I remember loving in the pilot – which, again, wasn’t how I imagined the show in the pitch – the way that Damon seemed like this dumb jock, and then he had crazy rage problems. I’d been looking forward to playing around with that. I think that Lamorne is so smart, and he reads that way. It was a switch. I think Nick is the guy who has rage issues now, he has all this bottled up anger, and Lamorne is the smarter one. In the pitch, the Coach character was a fat Jewish guy, like a manchild, and it really all shifted and adjusted. That came early on, Jake Kasdan was like, “You have to write for the actor. You can’t go into a TV show with set ideas in your mind and shoehorn actors into a character. You have to cast a great person, someone who makes you want to write for them, and then write for them.” That was an amazing piece of advice, because we did have so many twists and turns with the casting, especially of that character, that we were able to follow with what the actor was as opposed to putting a bunch of stuff on the actor he couldn’t do. I think we’re still in the process of figuring out Winston.

I joked around about it before, but if “Happy Endings” doesn’t get picked up – and I hope it does – or ABC is just cool about Damon doing guest appearances on another network’s show, would you want to bring him back? Or is it too delicate an eco-system to bring Coach back into things now?

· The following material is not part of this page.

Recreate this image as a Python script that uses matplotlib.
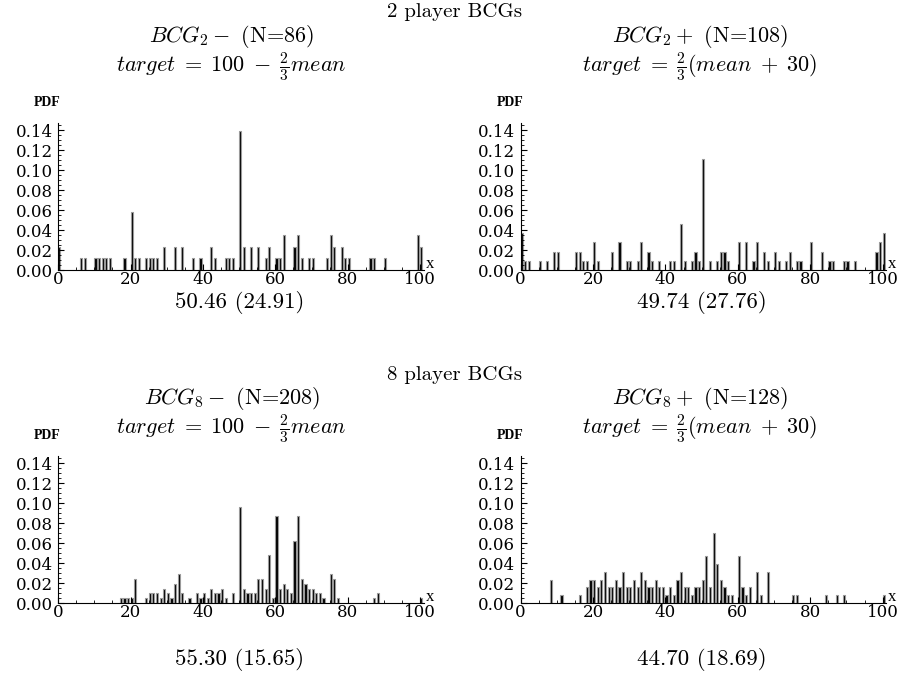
import matplotlib.pyplot as plt
import numpy as np

plt.rcParams['font.family'] = 'cmr10'
plt.rcParams['mathtext.fontset'] = 'cm'
plt.rcParams['axes.formatter.use_mathtext'] = True

# 2 player, target = 100 - 2/3 mean  (N=86)
v2_minus = [0, 6, 7, 10, 11, 12, 13, 14, 18, 20, 21, 22, 24, 25, 26, 27, 29, 32, 34, 37, 39,
            42, 43, 46, 47, 48, 50, 51, 53, 55, 57, 58, 60, 61, 62, 65, 66, 67, 69, 70,
            74, 75, 76, 78, 79, 80, 86, 87, 90, 99, 100]
c2_minus = [2, 1, 1, 1, 1, 1, 1, 1, 1, 5, 1, 1, 1, 1, 1, 1, 2, 2, 2, 1, 1,
            2, 1, 1, 1, 1, 12, 2, 2, 2, 1, 2, 1, 1, 3, 2, 3, 1, 1, 1,
            1, 3, 2, 2, 1, 1, 1, 1, 1, 3, 2]
n2_minus = 86

# 2 player, target = 2/3 (mean + 30)  (N=108)
v2_plus = [0, 1, 2, 5, 7, 9, 10, 15, 16, 17, 18, 20, 21, 25, 27, 29, 30, 32, 33, 35, 36, 38,
           41, 42, 44, 45, 47, 48, 49, 50, 52, 54, 55, 56, 57, 60, 62, 64, 65, 67, 68,
           70, 71, 73, 74, 76, 77, 80, 83, 85, 86, 89, 90, 92, 98, 99, 100]
c2_plus = [4, 1, 1, 1, 1, 2, 2, 2, 2, 1, 1, 3, 1, 2, 3, 1, 1, 1, 3, 2, 1, 1,
           1, 1, 5, 1, 1, 2, 1, 12, 1, 1, 2, 2, 1, 3, 3, 1, 3, 2, 1,
           2, 1, 1, 2, 1, 1, 3, 2, 1, 1, 1, 1, 1, 2, 3, 4]
n2_plus = 108

# 8 player, target = 100 - 2/3 mean  (N=208)
v8_minus = [17, 18, 19, 20, 21, 24, 25, 26, 27, 28, 29, 30, 31, 32, 33, 34, 36, 38, 39, 40, 41,
            42, 43, 44, 45, 46, 48, 50, 51, 52, 53, 54, 55, 56, 57, 58, 59, 60, 61, 62,
            63, 64, 65, 66, 67, 68, 69, 70, 71, 72, 73, 75, 76, 77, 87, 88, 100]
c8_minus = [1, 1, 1, 1, 5, 1, 2, 2, 2, 1, 3, 2, 1, 4, 6, 2, 1, 2, 1, 2, 1,
            3, 2, 2, 3, 1, 2, 20, 3, 2, 2, 2, 5, 5, 3, 10, 1, 18, 3, 4,
            3, 2, 13, 18, 5, 4, 3, 3, 2, 2, 1, 6, 5, 1, 1, 2, 1]
n8_minus = 208

# 8 player, target = 2/3 (mean + 30)  (N=128)
v8_plus = [8, 11, 16, 18, 19, 20, 21, 22, 23, 24, 25, 26, 27, 28, 29, 30, 31, 32, 33, 34, 35,
           36, 37, 38, 39, 40, 41, 42, 43, 44, 45, 46, 47, 48, 49, 50, 51, 52, 53, 54, 55,
           56, 57, 58, 60, 61, 62, 63, 65, 66, 68, 75, 76, 84, 87, 89, 100]
c8_plus = [3, 1, 1, 2, 3, 3, 2, 3, 4, 2, 2, 3, 2, 4, 2, 2, 3, 2, 4, 3, 2,
           2, 3, 2, 2, 1, 2, 1, 3, 4, 2, 2, 1, 2, 2, 3, 6, 2, 9, 5, 3,
           2, 1, 1, 6, 2, 1, 2, 4, 1, 4, 1, 1, 1, 1, 1, 1]
n8_plus = 128

fig = plt.figure(figsize=(9.09, 6.96), dpi=100)

tick_font = {'family': 'DejaVu Serif', 'size': 12}


def panel(rect, vals, cnts, n):
    ax = fig.add_axes(rect)
    ax.bar(vals, np.array(cnts) / n, width=0.6, align='edge', color='black',
           edgecolor='#9a9a9a', linewidth=0.8)
    ax.set_xlim(0, 101)
    ax.set_ylim(0, 0.147)
    for s in ['top', 'right']:
        ax.spines[s].set_visible(False)
    ax.set_xticks(range(0, 101, 20))
    ax.set_xticks(range(0, 101, 5), minor=True)
    ax.set_yticks(np.arange(0, 0.141, 0.02))
    ax.set_yticks(np.arange(0, 0.146, 0.005), minor=True)
    ax.set_xticklabels([str(t) for t in range(0, 101, 20)], fontdict=tick_font)
    ax.set_yticklabels(['%.2f' % t for t in np.arange(0, 0.141, 0.02)], fontdict=tick_font)
    ax.tick_params(direction='in', length=4, width=0.8)
    ax.tick_params(axis='x', pad=0.5)
    ax.tick_params(axis='y', pad=4)
    ax.tick_params(which='minor', direction='in', length=2, width=0.6)
    ax.text(101.5, 0.002, 'x', fontdict={'family': 'Liberation Serif', 'size': 12})
    ax.text(-3, 0.164, 'PDF', ha='center', fontdict={'family': 'Liberation Serif', 'size': 10,
                                                     'weight': 'bold'})
    return ax


w = 101 * 3.62 / 909
h = 147 / 696
panel([0.064, 0.612, w, h], v2_minus, c2_minus, n2_minus)
panel([0.5728, 0.612, w, h], v2_plus, c2_plus, n2_plus)
panel([0.064, 0.1336, w, h], v8_minus, c8_minus, n8_minus)
panel([0.5728, 0.1336, w, h], v8_plus, c8_plus, n8_plus)

fs = 15
fs2 = 16
fs3 = 16.5
minus_eq = r'$target\;=\;100\;-\;\frac{2}{3}mean$'
plus_eq = r'$target\;=\;\frac{2}{3}(mean\;+\;30)$'

fig.text(0.5, 0.983, '2 player BCGs', ha='center', va='center', fontsize=fs)
fig.text(0.255, 0.948, r'$BCG_2-$ (N=86)', ha='center', va='center', fontsize=fs2)
fig.text(0.255, 0.904, minus_eq, ha='center', va='center', fontsize=fs2)
fig.text(0.770, 0.948, r'$BCG_2+$ (N=108)', ha='center', va='center', fontsize=fs2)
fig.text(0.770, 0.904, plus_eq, ha='center', va='center', fontsize=fs2)
fig.text(0.264, 0.566, '50.46 (24.91)', ha='center', va='center', fontsize=fs3)
fig.text(0.772, 0.566, '49.74 (27.76)', ha='center', va='center', fontsize=fs3)

fig.text(0.5, 0.461, '8 player BCGs', ha='center', va='center', fontsize=fs)
fig.text(0.255, 0.427, r'$BCG_8-$ (N=208)', ha='center', va='center', fontsize=fs2)
fig.text(0.255, 0.384, minus_eq, ha='center', va='center', fontsize=fs2)
fig.text(0.770, 0.427, r'$BCG_8+$ (N=128)', ha='center', va='center', fontsize=fs2)
fig.text(0.770, 0.384, plus_eq, ha='center', va='center', fontsize=fs2)
fig.text(0.264, 0.052, '55.30 (15.65)', ha='center', va='center', fontsize=fs3)
fig.text(0.772, 0.052, '44.70 (18.69)', ha='center', va='center', fontsize=fs3)

fig.savefig('out.png', dpi=100)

I have no idea. I really hope “Happy Endings” Gets picked up again, too. We love Damon, and he’d always be welcome to come back to do some guest spots. But it’s not even something that we’re thinking about.

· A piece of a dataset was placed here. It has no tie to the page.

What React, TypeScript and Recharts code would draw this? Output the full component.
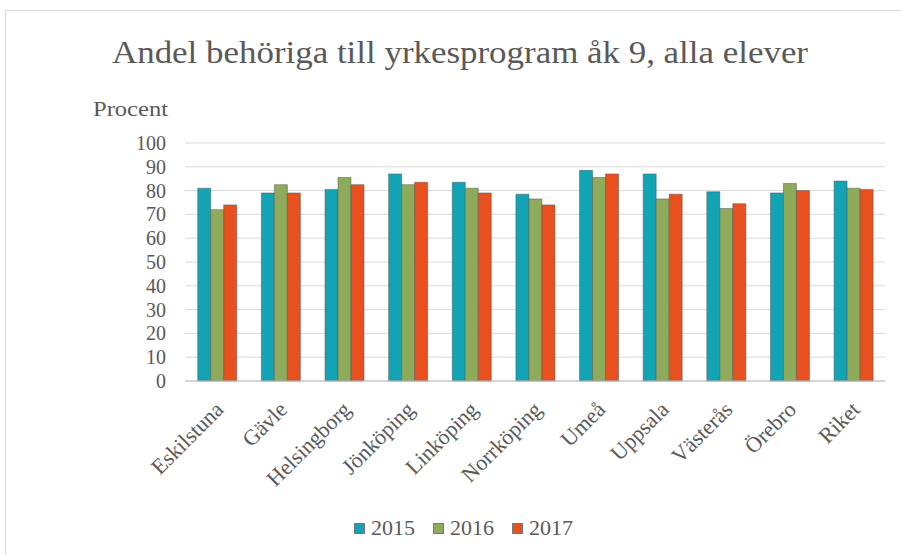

Finally, you brought in a bunch of good guest stars that you used well. As I’ve said, I’m almost annoyed you made me like Dermot Mulroney as much as you did. But at least for now, none of these relationships are destined to work out – Lizzy Caplan and Justin Long and Dermot all came and went in a few episodes – so how do you both integrate them into the group so quickly and yet find a way to exit cleanly?

It’s a fun challenge. I’d love, especially in season 2, to create more of a world, like people who are going to come back for more than three episodes, or six episodes. I think we found in Cece’s roommate Nadia, an amazing character that we’re going to bring back at different moments over the course of a season. But we’ve had such amazing people, and it’s been so fun to write for them. They’re so talented. It’s fun figuring out what they can do on the show that’s a little different from what they have done, and how they fit into the world. We’ve found with guest stars that they can’t come in and have a story with just one of our characters; they have to affect all of the characters. That was fun to figure out that one person in the loft dating – Lizzy Caplan for example – affects all of them. So Lizzy had her stories with Nick, but there was also “Jess and Julia,” with Jess. That was a big discovery for me this season, that when we bring people on, they have to have stories with everybody.